Write out the entries below exactly, starting at the first line and stopping after the line that contains "const annual = [596, 86, 163, 452];"; skip all pictures.

*-*-*

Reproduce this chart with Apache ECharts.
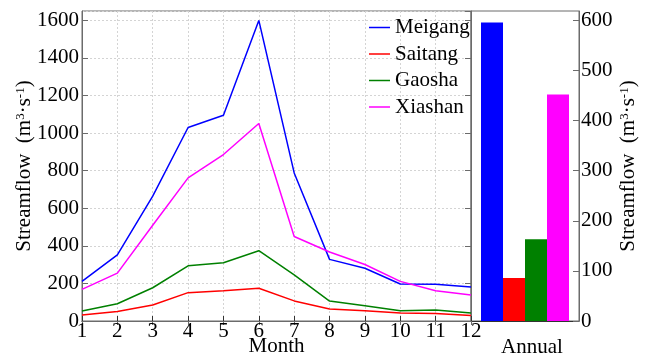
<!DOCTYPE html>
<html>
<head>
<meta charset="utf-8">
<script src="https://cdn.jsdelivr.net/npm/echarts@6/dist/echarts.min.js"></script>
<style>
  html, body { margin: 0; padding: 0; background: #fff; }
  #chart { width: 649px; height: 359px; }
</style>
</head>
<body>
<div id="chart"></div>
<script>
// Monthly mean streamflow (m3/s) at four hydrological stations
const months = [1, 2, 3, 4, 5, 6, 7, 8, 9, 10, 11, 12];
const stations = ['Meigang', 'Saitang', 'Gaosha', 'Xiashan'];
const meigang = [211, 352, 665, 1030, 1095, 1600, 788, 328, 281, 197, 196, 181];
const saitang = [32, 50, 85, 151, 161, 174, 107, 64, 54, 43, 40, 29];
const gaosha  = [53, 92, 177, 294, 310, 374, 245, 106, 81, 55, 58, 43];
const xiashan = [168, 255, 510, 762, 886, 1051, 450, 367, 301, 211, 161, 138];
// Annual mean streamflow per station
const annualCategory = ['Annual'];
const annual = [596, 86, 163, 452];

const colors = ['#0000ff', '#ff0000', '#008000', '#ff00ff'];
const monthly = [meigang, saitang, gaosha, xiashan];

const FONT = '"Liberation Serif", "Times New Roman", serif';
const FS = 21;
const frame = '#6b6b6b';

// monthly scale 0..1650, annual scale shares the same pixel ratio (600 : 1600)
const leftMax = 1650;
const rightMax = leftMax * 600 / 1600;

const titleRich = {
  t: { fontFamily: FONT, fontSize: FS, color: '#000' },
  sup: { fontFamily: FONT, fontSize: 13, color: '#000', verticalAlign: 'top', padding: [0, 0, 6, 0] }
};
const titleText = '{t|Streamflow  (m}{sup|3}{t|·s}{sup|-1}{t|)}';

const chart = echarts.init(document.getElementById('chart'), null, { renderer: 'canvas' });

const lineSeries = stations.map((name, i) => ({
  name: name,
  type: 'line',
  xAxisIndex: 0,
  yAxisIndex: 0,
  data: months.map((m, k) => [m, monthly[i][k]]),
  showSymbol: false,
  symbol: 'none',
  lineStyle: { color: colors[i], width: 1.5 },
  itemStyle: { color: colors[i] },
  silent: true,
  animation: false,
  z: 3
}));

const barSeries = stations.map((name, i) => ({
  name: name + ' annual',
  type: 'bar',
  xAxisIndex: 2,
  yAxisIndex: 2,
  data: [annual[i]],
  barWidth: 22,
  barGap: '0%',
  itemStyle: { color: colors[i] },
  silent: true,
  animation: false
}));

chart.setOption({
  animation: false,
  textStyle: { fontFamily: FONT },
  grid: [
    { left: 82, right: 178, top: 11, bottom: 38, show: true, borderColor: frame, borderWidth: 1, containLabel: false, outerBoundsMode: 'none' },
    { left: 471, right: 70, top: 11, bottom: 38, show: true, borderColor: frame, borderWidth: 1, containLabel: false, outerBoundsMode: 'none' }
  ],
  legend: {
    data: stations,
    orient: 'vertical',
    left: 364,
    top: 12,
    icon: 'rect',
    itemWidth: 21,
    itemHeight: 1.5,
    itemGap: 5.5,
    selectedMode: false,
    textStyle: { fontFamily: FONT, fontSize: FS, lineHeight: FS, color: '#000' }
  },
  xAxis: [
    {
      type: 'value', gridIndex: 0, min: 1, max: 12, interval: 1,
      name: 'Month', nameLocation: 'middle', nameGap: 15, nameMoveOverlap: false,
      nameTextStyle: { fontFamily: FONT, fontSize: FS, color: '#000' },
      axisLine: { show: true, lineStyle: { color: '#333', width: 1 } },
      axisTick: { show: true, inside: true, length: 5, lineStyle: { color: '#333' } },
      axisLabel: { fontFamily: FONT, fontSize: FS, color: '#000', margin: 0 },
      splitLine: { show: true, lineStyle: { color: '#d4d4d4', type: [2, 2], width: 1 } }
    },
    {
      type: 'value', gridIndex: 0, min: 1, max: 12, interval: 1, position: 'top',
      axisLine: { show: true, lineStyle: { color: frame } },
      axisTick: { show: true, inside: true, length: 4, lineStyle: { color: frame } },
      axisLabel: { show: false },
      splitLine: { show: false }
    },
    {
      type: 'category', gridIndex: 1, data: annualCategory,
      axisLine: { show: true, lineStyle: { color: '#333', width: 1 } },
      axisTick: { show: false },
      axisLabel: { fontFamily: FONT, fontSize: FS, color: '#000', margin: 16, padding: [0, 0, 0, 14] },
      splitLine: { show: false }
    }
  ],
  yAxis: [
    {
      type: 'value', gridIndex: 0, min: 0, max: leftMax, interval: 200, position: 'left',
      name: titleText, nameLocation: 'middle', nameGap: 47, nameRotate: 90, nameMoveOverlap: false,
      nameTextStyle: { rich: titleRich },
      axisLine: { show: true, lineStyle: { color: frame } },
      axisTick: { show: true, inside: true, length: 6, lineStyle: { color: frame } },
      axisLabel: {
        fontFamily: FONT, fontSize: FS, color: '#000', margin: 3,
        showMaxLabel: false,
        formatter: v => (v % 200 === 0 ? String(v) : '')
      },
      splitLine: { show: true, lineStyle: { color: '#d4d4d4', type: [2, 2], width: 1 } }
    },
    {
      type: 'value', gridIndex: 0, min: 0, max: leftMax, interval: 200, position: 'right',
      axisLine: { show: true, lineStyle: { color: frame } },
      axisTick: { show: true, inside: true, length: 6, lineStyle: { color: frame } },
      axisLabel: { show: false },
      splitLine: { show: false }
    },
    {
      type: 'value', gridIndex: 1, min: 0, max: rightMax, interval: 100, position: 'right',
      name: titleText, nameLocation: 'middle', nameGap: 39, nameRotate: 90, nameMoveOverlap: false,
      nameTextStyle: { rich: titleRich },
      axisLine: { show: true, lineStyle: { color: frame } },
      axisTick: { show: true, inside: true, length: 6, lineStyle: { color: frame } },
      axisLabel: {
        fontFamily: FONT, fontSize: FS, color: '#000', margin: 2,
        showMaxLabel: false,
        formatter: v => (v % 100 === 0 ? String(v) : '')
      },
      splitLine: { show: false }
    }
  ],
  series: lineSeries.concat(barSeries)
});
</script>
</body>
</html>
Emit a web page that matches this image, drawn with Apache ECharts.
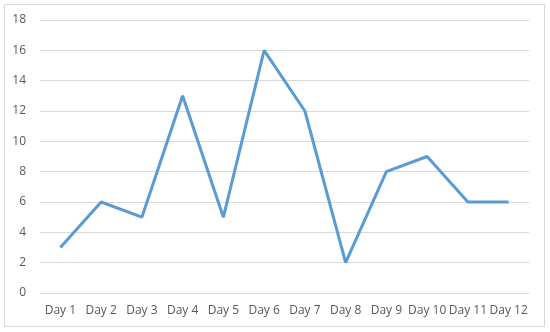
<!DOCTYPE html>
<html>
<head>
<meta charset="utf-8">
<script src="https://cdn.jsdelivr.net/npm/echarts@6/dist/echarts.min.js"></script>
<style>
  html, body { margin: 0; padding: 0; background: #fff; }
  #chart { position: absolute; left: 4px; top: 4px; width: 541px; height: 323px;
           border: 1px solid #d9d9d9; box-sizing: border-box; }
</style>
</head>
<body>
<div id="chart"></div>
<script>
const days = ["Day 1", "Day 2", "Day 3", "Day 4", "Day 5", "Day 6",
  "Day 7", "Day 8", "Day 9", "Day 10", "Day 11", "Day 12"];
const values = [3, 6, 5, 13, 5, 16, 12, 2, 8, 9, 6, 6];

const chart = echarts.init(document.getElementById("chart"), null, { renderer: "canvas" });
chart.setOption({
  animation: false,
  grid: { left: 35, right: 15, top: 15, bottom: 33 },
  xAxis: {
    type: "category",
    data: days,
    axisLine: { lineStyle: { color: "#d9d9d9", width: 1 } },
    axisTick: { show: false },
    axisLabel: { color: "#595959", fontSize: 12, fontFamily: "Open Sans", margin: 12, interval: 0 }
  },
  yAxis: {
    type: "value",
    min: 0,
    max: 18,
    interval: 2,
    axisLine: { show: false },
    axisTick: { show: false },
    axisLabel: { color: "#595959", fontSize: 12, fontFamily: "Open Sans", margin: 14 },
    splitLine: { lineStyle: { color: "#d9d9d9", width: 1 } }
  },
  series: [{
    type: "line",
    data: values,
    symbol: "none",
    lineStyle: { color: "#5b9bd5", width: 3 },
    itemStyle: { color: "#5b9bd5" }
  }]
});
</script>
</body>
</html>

*-*-*

# ANSWER TO THIS EXERCISE
Reproduce this chart with Apache ECharts.
<!DOCTYPE html>
<html>
<head>
<meta charset="utf-8">
<script src="https://cdn.jsdelivr.net/npm/echarts@6/dist/echarts.min.js"></script>
<style>
  html, body { margin: 0; padding: 0; background: #fff; }
  #chart { width: 649px; height: 359px; }
</style>
</head>
<body>
<div id="chart"></div>
<script>
// Monthly mean streamflow (m3/s) at four hydrological stations
const months = [1, 2, 3, 4, 5, 6, 7, 8, 9, 10, 11, 12];
const stations = ['Meigang', 'Saitang', 'Gaosha', 'Xiashan'];
const meigang = [211, 352, 665, 1030, 1095, 1600, 788, 328, 281, 197, 196, 181];
const saitang = [32, 50, 85, 151, 161, 174, 107, 64, 54, 43, 40, 29];
const gaosha  = [53, 92, 177, 294, 310, 374, 245, 106, 81, 55, 58, 43];
const xiashan = [168, 255, 510, 762, 886, 1051, 450, 367, 301, 211, 161, 138];
// Annual mean streamflow per station
const annualCategory = ['Annual'];
const annual = [596, 86, 163, 452];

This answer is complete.